Problem to work on: In the entries below, the lines from the one with "Clone this chart in matplotlib." through the one with "fontsize=fs, color='#404040', zorder=5)" are to be copied exactly; both ends count.

[Begin Records provided]

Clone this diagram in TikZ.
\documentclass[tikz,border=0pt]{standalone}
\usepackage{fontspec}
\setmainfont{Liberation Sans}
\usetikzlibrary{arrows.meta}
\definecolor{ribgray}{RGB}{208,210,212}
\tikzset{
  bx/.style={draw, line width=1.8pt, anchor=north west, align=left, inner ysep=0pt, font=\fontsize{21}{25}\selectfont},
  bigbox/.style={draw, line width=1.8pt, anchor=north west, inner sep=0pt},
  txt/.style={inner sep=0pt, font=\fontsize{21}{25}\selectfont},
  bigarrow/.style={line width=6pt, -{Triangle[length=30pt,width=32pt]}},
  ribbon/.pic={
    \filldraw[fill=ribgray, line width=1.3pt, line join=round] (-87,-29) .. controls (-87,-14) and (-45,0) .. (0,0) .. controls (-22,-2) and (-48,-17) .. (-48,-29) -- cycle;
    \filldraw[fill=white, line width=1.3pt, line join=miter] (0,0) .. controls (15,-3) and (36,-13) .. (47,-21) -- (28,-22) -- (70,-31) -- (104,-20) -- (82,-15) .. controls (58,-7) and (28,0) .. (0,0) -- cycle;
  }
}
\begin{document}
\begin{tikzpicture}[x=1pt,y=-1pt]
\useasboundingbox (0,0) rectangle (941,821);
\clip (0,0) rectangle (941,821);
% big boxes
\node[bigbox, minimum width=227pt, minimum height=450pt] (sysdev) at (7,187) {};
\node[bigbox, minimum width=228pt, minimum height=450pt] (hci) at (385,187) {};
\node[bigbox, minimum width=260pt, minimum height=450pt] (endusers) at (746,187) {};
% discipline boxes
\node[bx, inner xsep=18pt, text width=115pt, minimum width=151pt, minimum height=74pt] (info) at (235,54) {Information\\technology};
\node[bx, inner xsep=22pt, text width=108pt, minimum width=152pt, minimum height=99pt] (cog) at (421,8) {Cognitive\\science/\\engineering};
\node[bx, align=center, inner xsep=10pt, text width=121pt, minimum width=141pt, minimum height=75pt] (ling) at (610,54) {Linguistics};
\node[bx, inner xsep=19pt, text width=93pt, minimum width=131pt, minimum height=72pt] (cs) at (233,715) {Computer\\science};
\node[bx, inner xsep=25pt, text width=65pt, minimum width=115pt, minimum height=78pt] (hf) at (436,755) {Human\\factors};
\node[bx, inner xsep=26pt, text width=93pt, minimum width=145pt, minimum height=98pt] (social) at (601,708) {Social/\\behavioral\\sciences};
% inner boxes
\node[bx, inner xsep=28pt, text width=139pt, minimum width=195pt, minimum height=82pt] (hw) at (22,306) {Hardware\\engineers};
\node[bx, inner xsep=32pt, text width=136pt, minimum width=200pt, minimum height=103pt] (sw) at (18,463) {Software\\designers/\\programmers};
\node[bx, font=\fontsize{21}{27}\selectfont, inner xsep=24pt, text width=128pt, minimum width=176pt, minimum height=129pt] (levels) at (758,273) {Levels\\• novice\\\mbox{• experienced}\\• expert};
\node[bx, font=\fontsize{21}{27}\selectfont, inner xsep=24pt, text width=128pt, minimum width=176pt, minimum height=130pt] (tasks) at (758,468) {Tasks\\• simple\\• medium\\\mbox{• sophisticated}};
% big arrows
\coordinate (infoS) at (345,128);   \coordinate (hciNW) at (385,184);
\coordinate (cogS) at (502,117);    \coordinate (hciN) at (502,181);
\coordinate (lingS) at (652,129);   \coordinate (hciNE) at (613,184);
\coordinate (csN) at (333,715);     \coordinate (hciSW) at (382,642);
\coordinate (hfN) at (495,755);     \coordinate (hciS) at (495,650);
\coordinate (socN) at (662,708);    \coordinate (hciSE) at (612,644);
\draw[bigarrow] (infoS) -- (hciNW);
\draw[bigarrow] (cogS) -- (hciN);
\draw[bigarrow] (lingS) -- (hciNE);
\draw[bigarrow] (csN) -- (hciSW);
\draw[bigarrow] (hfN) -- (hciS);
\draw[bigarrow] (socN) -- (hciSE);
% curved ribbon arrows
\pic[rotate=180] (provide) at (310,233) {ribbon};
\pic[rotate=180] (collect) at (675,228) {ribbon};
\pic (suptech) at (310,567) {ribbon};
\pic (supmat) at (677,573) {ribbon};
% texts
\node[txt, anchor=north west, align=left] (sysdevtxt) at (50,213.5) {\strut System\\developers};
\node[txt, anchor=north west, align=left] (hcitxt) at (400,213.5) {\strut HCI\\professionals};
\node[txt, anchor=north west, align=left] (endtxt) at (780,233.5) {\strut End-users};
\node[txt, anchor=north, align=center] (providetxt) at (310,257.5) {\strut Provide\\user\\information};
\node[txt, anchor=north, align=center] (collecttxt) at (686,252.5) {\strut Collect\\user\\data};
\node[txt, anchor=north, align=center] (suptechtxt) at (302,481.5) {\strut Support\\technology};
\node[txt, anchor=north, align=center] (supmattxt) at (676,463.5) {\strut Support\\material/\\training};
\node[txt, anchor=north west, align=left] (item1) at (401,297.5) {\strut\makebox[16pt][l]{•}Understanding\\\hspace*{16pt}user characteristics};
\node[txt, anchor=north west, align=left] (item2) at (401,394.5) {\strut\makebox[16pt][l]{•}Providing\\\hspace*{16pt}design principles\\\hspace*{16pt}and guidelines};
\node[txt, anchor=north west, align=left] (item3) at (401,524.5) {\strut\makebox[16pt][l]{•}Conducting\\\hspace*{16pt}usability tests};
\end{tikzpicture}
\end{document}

[End Records provided]
[Begin Records provided]

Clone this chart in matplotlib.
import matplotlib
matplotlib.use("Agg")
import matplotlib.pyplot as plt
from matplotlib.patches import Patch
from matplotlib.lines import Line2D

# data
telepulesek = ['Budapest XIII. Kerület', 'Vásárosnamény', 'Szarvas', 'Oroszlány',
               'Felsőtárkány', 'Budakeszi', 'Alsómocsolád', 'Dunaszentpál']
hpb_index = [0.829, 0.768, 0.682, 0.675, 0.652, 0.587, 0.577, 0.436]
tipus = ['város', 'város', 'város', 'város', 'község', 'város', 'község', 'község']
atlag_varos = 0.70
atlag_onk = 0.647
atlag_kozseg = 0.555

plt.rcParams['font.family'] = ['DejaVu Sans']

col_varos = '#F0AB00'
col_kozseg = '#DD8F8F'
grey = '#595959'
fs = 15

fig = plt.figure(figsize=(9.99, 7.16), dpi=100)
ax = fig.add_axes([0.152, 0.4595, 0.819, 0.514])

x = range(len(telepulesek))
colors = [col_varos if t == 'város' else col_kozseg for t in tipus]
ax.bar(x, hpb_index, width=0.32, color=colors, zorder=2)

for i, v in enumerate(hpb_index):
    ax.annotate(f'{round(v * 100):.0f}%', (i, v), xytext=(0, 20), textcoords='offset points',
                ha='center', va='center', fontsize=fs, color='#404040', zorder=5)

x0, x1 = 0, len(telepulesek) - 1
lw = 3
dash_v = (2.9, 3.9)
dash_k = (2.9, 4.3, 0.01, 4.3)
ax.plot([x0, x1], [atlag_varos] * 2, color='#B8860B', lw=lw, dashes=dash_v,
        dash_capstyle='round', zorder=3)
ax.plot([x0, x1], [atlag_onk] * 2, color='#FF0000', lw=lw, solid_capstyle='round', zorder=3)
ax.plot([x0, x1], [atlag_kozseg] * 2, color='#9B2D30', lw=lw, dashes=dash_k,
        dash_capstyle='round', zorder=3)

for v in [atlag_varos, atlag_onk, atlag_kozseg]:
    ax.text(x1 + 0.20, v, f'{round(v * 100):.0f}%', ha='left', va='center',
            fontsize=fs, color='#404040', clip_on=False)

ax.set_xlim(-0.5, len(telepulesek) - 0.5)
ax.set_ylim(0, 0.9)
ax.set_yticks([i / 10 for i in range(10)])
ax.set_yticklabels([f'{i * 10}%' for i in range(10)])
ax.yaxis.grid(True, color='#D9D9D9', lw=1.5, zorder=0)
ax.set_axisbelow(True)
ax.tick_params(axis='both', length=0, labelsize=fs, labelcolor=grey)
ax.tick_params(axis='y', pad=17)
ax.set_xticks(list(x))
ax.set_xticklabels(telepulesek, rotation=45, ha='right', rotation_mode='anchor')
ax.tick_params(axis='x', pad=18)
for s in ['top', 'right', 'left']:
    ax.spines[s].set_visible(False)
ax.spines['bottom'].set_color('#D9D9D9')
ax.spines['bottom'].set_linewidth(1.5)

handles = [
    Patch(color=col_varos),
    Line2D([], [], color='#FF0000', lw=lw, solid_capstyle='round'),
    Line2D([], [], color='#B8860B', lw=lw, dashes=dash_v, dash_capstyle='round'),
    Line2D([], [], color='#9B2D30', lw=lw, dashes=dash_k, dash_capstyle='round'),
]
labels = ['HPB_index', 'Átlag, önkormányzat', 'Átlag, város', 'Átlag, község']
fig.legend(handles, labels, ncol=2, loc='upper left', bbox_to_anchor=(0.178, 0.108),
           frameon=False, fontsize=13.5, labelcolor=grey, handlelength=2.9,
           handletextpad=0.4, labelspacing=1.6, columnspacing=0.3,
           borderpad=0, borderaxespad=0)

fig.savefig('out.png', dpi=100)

[End Records provided]

Result of the exercise:
Clone this chart in matplotlib.
import matplotlib
matplotlib.use("Agg")
import matplotlib.pyplot as plt
from matplotlib.patches import Patch
from matplotlib.lines import Line2D

# data
telepulesek = ['Budapest XIII. Kerület', 'Vásárosnamény', 'Szarvas', 'Oroszlány',
               'Felsőtárkány', 'Budakeszi', 'Alsómocsolád', 'Dunaszentpál']
hpb_index = [0.829, 0.768, 0.682, 0.675, 0.652, 0.587, 0.577, 0.436]
tipus = ['város', 'város', 'város', 'város', 'község', 'város', 'község', 'község']
atlag_varos = 0.70
atlag_onk = 0.647
atlag_kozseg = 0.555

plt.rcParams['font.family'] = ['DejaVu Sans']

col_varos = '#F0AB00'
col_kozseg = '#DD8F8F'
grey = '#595959'
fs = 15

fig = plt.figure(figsize=(9.99, 7.16), dpi=100)
ax = fig.add_axes([0.152, 0.4595, 0.819, 0.514])

x = range(len(telepulesek))
colors = [col_varos if t == 'város' else col_kozseg for t in tipus]
ax.bar(x, hpb_index, width=0.32, color=colors, zorder=2)

for i, v in enumerate(hpb_index):
    ax.annotate(f'{round(v * 100):.0f}%', (i, v), xytext=(0, 20), textcoords='offset points',
                ha='center', va='center', fontsize=fs, color='#404040', zorder=5)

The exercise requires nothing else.